Doing some digging, I found that my CNN's prediction is a different size compared to the training data truth it's being compared to:

  Input Shape:
    torch.Size([15, 64])
    Truth Shape:
    torch.Size([64])
    embedded unsqueezed: torch.Size([15, 1, 64, 100])
    cat shape: torch.Size([15, 300])
    Prediction Shape Before Squeeze:
    torch.Size([15, 1])
    PredictionShapeAfter:
    torch.Size([15])

The model is making the prediction shape (the last value in this list) as the first dimension of the inputs.
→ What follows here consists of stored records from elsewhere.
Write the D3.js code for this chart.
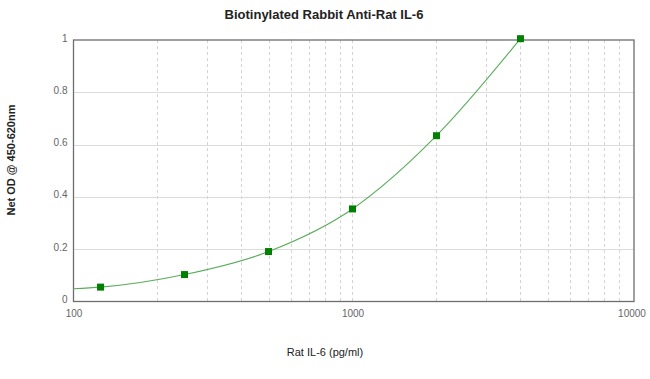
<!DOCTYPE html>
<html><head><meta charset="utf-8">
<script src="https://cdn.jsdelivr.net/npm/d3@7"></script>
<style>body{margin:0;background:#fff}svg{display:block}</style>
</head><body>
<script>
const concentrations = [125, 250, 500, 1000, 2000, 4000];
const odValues = [0.055, 0.103, 0.191, 0.354, 0.634, 1.005];
// fitted curve (starts at left edge, passes through points)
const fitX = [100, 125, 250, 500, 1000, 2000, 4000];
const fitY = [0.049, 0.055, 0.103, 0.191, 0.354, 0.634, 1.005];
const xTicks = [100, 1000, 10000];
const xMinor = [200,300,400,500,600,700,800,900,1000,2000,3000,4000,5000,6000,7000,8000,9000];
const yTicks = [0, 0.2, 0.4, 0.6, 0.8, 1];
const yTickLabels = ["0", "0.2", "0.4", "0.6", "0.8", "1"];
const title = "Biotinylated Rabbit Anti-Rat IL-6";
const xLabel = "Rat IL-6 (pg/ml)";
const yLabel = "Net OD @ 450-620nm";

const W = 650, H = 379;
const L = 73.5, R = 634, T = 40, B = 301.5;
const svg = d3.select("body").append("svg").attr("width", W).attr("height", H);
const x = d3.scaleLog().domain([100, 10000]).range([L, 631.5]);
const y = d3.scaleLinear().domain([0, 1]).range([B, B - 261.5]);

// grid
svg.append("g").selectAll("line").data(xMinor).join("line")
  .attr("x1", d => Math.round(x(d)) + 0.5).attr("x2", d => Math.round(x(d)) + 0.5)
  .attr("y1", T).attr("y2", B)
  .attr("stroke", "#d4d4d4").attr("stroke-width", 1).attr("stroke-dasharray", "3,3");
svg.append("g").selectAll("line").data(yTicks.slice(1, -1)).join("line")
  .attr("x1", L).attr("x2", R)
  .attr("y1", d => Math.round(y(d)) + 0.5).attr("y2", d => Math.round(y(d)) + 0.5)
  .attr("stroke", "#dcdcdc").attr("stroke-width", 1);

// frame
svg.append("rect").attr("x", L).attr("y", T).attr("width", R - L).attr("height", B - T)
  .attr("fill", "none").attr("stroke", "#6e6e6e").attr("stroke-width", 1.3);

// axes tick labels
const fontFam = "'Liberation Sans', Arial, sans-serif";
const yAxis = d3.axisLeft(y).tickValues(yTicks).tickSize(0).tickPadding(6)
  .tickFormat((d, i) => yTickLabels[i]);
const gy = svg.append("g").attr("transform", `translate(${L},0)`).call(yAxis);
gy.select(".domain").remove();
gy.selectAll("text").attr("fill", "#666").style("font-family", fontFam).style("font-size", "10px")
  .attr("dy", "0.1em");
const xAxis = d3.axisBottom(x).tickValues(xTicks).tickSize(0).tickPadding(8)
  .tickFormat(d3.format("d"));
const gx = svg.append("g").attr("transform", `translate(0,${B})`).call(xAxis);
gx.select(".domain").remove();
gx.selectAll("text").attr("fill", "#666").style("font-family", fontFam).style("font-size", "10px");

// fit curve
const pts = fitX.map((d, i) => [d, fitY[i]]);
svg.append("path").datum(pts)
  .attr("d", d3.line().x(d => x(d[0])).y(d => y(d[1])).curve(d3.curveMonotoneX))
  .attr("fill", "none").attr("stroke", "#5aad5a").attr("stroke-width", 1.1);

// points
svg.append("g").selectAll("rect").data(concentrations).join("rect")
  .attr("x", d => x(d) - 3.5).attr("y", (d, i) => y(odValues[i]) - 3.5)
  .attr("width", 7).attr("height", 7).attr("fill", "#008000");

// titles
svg.append("text").attr("x", 324).attr("y", 19).attr("text-anchor", "middle")
  .style("font-family", fontFam).style("font-size", "13px").style("font-weight", "bold")
  .attr("fill", "#222").text(title);
svg.append("text").attr("x", 325).attr("y", 356).attr("text-anchor", "middle")
  .style("font-family", fontFam).style("font-size", "11px")
  .attr("fill", "#222").text(xLabel);
svg.append("text").attr("transform", "translate(15,160) rotate(-90)").attr("text-anchor", "middle")
  .style("font-family", fontFam).style("font-size", "11px").style("font-weight", "bold")
  .attr("fill", "#222").text(yLabel);
</script>
</body></html>
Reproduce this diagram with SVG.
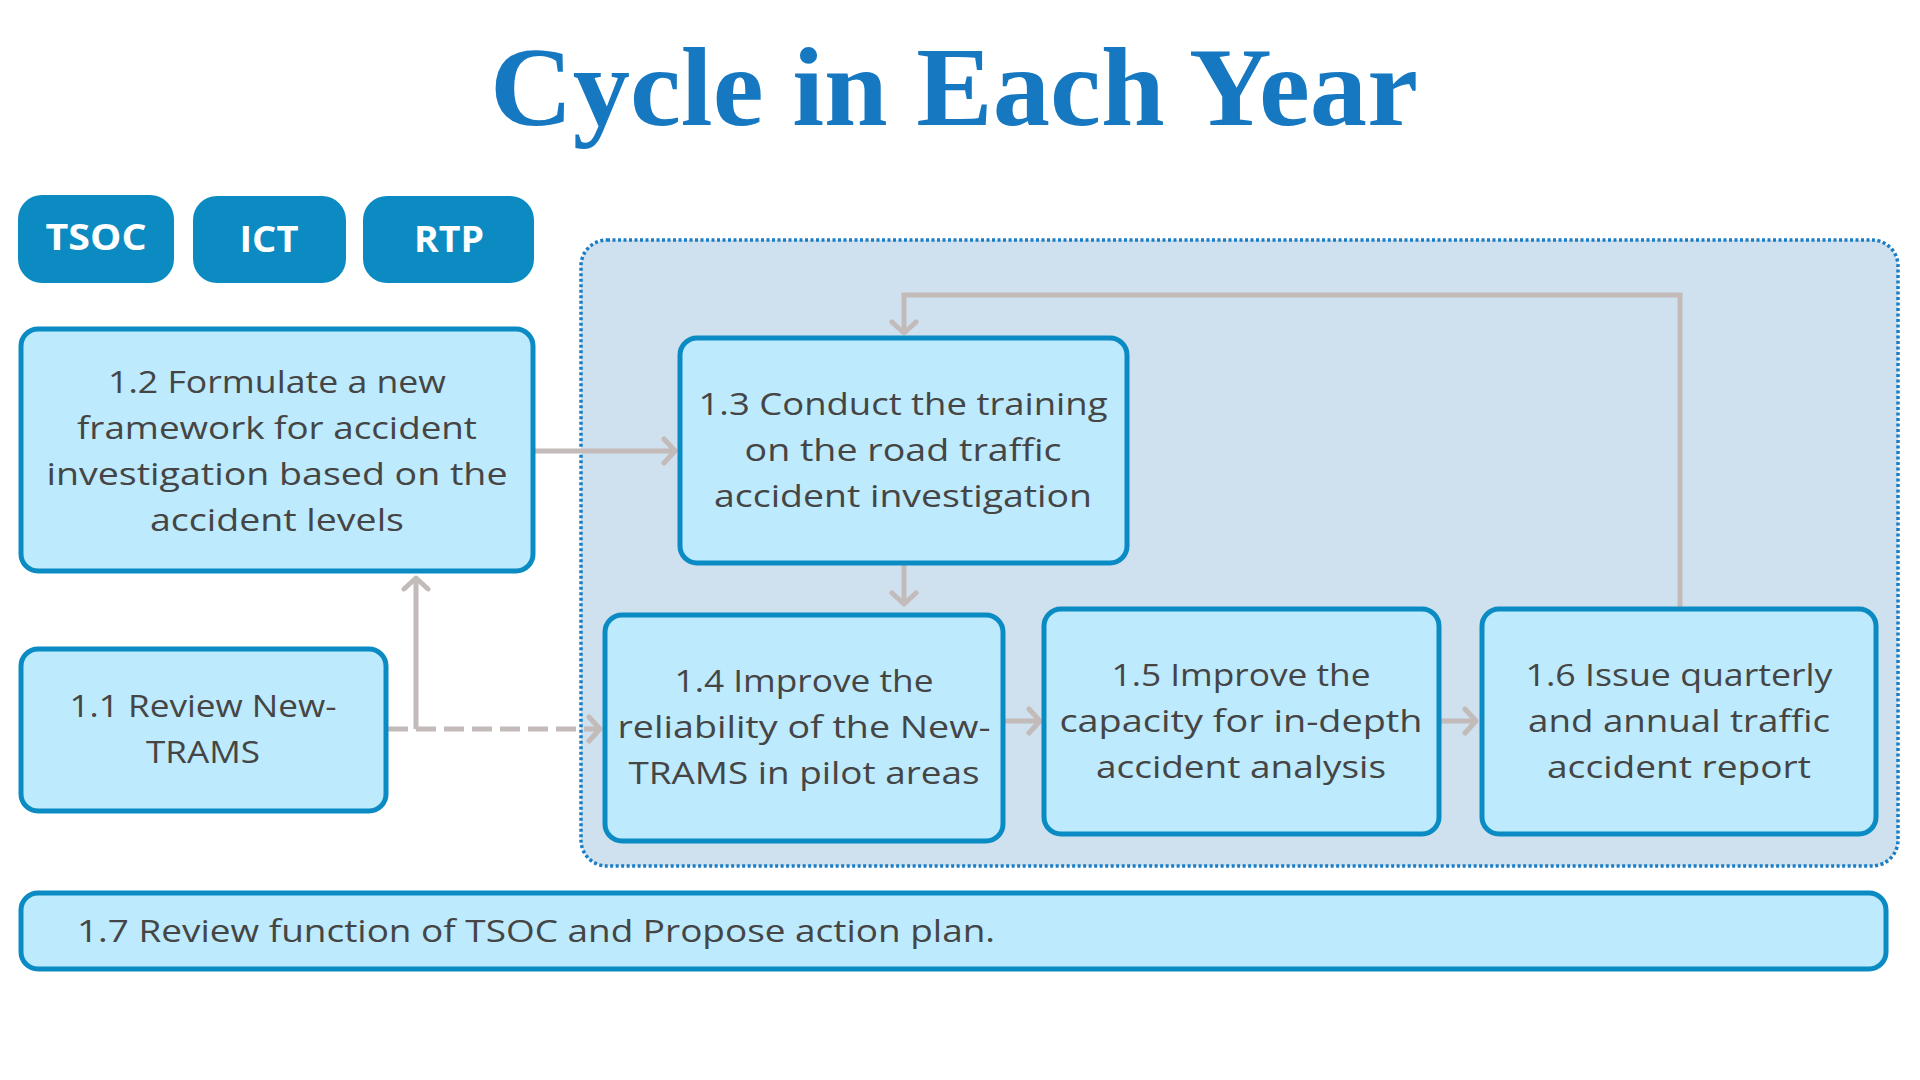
<svg xmlns="http://www.w3.org/2000/svg" width="1920" height="1080" viewBox="0 0 1920 1080">
<style>
.title{font-family:"Liberation Serif",serif;font-weight:bold;font-size:112px;fill:#1778c2}
.tag rect{fill:#0b8bc1}
.tag text{font-family:"Open Sans","Liberation Sans",sans-serif;font-weight:bold;font-size:36px;fill:#ffffff;text-anchor:middle}
.box rect{fill:#bdeafc;stroke:#0b8bc3;stroke-width:5}
.box text{font-family:"Open Sans","Liberation Sans",sans-serif;font-weight:500;font-size:31px;fill:#454545;text-anchor:middle}
.conn{fill:none;stroke:#c3baba;stroke-width:5}
</style>
<defs>
<marker id="arr" markerUnits="userSpaceOnUse" markerWidth="26" markerHeight="30" refX="14" refY="15" orient="auto">
<path d="M3,3 L14,15 L3,27" fill="none" stroke="#c3baba" stroke-width="5" stroke-linecap="round" stroke-linejoin="round"/>
</marker>
</defs>
<rect width="1920" height="1080" fill="#ffffff"/>
<text class="title" x="954" y="125" text-anchor="middle" textLength="928" lengthAdjust="spacingAndGlyphs">Cycle in Each Year</text>

<g id="container">
<rect x="581" y="240" width="1317" height="626" rx="26" fill="#cfe1ee" stroke="#1a7dc6" stroke-width="3.5" stroke-dasharray="3 2.5"/>
</g>

<g id="tag-tsoc" class="tag"><rect x="18" y="195" width="156" height="88" rx="24"/><text x="96" y="250" textLength="101" lengthAdjust="spacingAndGlyphs">TSOC</text></g>
<g id="tag-ict" class="tag"><rect x="193" y="196" width="153" height="87" rx="24"/><text x="269" y="252" textLength="59" lengthAdjust="spacingAndGlyphs">ICT</text></g>
<g id="tag-rtp" class="tag"><rect x="363" y="196" width="171" height="87" rx="24"/><text x="449" y="252" textLength="70" lengthAdjust="spacingAndGlyphs">RTP</text></g>

<g id="connectors">
<path class="conn" d="M534,451 L675,451" marker-end="url(#arr)"/>
<path class="conn" d="M904,565 L904,604" marker-end="url(#arr)"/>
<path class="conn" d="M1680,609 L1680,295 L904,295 L904,333" marker-end="url(#arr)"/>
<path class="conn" d="M1004,721 L1040,721" marker-end="url(#arr)"/>
<path class="conn" d="M1440,721 L1476,721" marker-end="url(#arr)"/>
<path class="conn" d="M388,729 L600,729" stroke-dasharray="20 8" stroke-width="6" marker-end="url(#arr)"/>
<path class="conn" d="M416,729 L416,578" marker-end="url(#arr)"/>
</g>

<g id="n12" class="box"><rect x="21" y="329" width="512" height="242" rx="17"/>
<text x="277" y="393" textLength="338" lengthAdjust="spacingAndGlyphs">1.2 Formulate a new</text>
<text x="277" y="439" textLength="400" lengthAdjust="spacingAndGlyphs">framework for accident</text>
<text x="277" y="485" textLength="461" lengthAdjust="spacingAndGlyphs">investigation based on the</text>
<text x="277" y="531" textLength="254" lengthAdjust="spacingAndGlyphs">accident levels</text></g>

<g id="n11" class="box"><rect x="21" y="649" width="365" height="162" rx="17"/>
<text x="203" y="717" textLength="267" lengthAdjust="spacingAndGlyphs">1.1 Review New-</text>
<text x="203" y="763" textLength="114" lengthAdjust="spacingAndGlyphs">TRAMS</text></g>

<g id="n13" class="box"><rect x="680" y="338" width="447" height="225" rx="17"/>
<text x="903" y="415" textLength="409" lengthAdjust="spacingAndGlyphs">1.3 Conduct the training</text>
<text x="903" y="461" textLength="317" lengthAdjust="spacingAndGlyphs">on the road traffic</text>
<text x="903" y="507" textLength="378" lengthAdjust="spacingAndGlyphs">accident investigation</text></g>

<g id="n14" class="box"><rect x="605" y="615" width="398" height="226" rx="17"/>
<text x="804" y="692" textLength="259" lengthAdjust="spacingAndGlyphs">1.4 Improve the</text>
<text x="804" y="738" textLength="373" lengthAdjust="spacingAndGlyphs">reliability of the New-</text>
<text x="804" y="784" textLength="351" lengthAdjust="spacingAndGlyphs">TRAMS in pilot areas</text></g>

<g id="n15" class="box"><rect x="1044" y="609" width="395" height="225" rx="17"/>
<text x="1241" y="686" textLength="259" lengthAdjust="spacingAndGlyphs">1.5 Improve the</text>
<text x="1241" y="732" textLength="363" lengthAdjust="spacingAndGlyphs">capacity for in-depth</text>
<text x="1241" y="778" textLength="290" lengthAdjust="spacingAndGlyphs">accident analysis</text></g>

<g id="n16" class="box"><rect x="1482" y="609" width="394" height="225" rx="17"/>
<text x="1679" y="686" textLength="307" lengthAdjust="spacingAndGlyphs">1.6 Issue quarterly</text>
<text x="1679" y="732" textLength="302" lengthAdjust="spacingAndGlyphs">and annual traffic</text>
<text x="1679" y="778" textLength="264" lengthAdjust="spacingAndGlyphs">accident report</text></g>

<g id="n17" class="box"><rect x="21" y="893" width="1865" height="76" rx="17"/>
<text x="77" y="942" style="text-anchor:start" textLength="918" lengthAdjust="spacingAndGlyphs">1.7 Review function of TSOC and Propose action plan.</text></g>
</svg>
Is this a common problem and is there a way to rectify this issue?

My Model:

class CNN(nn.Module):
    def __init__(self, vocab_size, embedding_dim, n_filters, filter_sizes, output_dim, 
                 dropout, pad_idx):
        super().__init__()
                
        self.embedding = nn.Embedding(vocab_size, embedding_dim, padding_idx = pad_idx)
        
        self.convs = nn.ModuleList([
                                    nn.Conv2d(in_channels = 1, 
                                              out_channels = n_filters, 
                                              kernel_size = (fs, embedding_dim)) 
                                    for fs in filter_sizes
                                    ])
        
        self.fc = nn.Linear(len(filter_sizes) * n_filters, output_dim)
        
        self.dropout = nn.Dropout(dropout)
        
    def forward(self, text): 
        embedded = self.embedding(text)
        embedded = embedded.unsqueeze(1)
        print(f"embedded unsqueezed: {embedded.shape}")
        conved = [F.relu(conv(embedded)).squeeze(3) for conv in self.convs]          
        pooled = [F.max_pool1d(conv, conv.shape[2]).squeeze(2) for conv in conved]
        cat = self.dropout(torch.cat(pooled, dim = 1))   
        print(f"cat shape: {cat.shape}")       
        return self.fc(cat)

My Training function:

def train(model, iterator, optimizer, criterion):
    
    epoch_loss = 0
    epoch_acc = 0
    
    model.train()
    
    for batch in iterator:
        
        optimizer.zero_grad()

        print("InputShape:")
        print(batch.t.shape)
        print("Truth Shape:")
        print(batch.l.shape)

        predictions = model(batch.t)
        print("Prediction Shape Before Squeeze:")
        print(predictions.shape)

        predictions = predictions.squeeze(1)
        print("PredictionShapeAfter:")
        print(predictions.shape)
        loss = criterion(predictions, batch.l)
        
        acc = binary_accuracy(predictions, batch.l)
        
        loss.backward()
        
        optimizer.step()
        
        epoch_loss += loss.item()
        epoch_acc += acc.item()
        
    return epoch_loss / len(iterator), epoch_acc / len(iterator)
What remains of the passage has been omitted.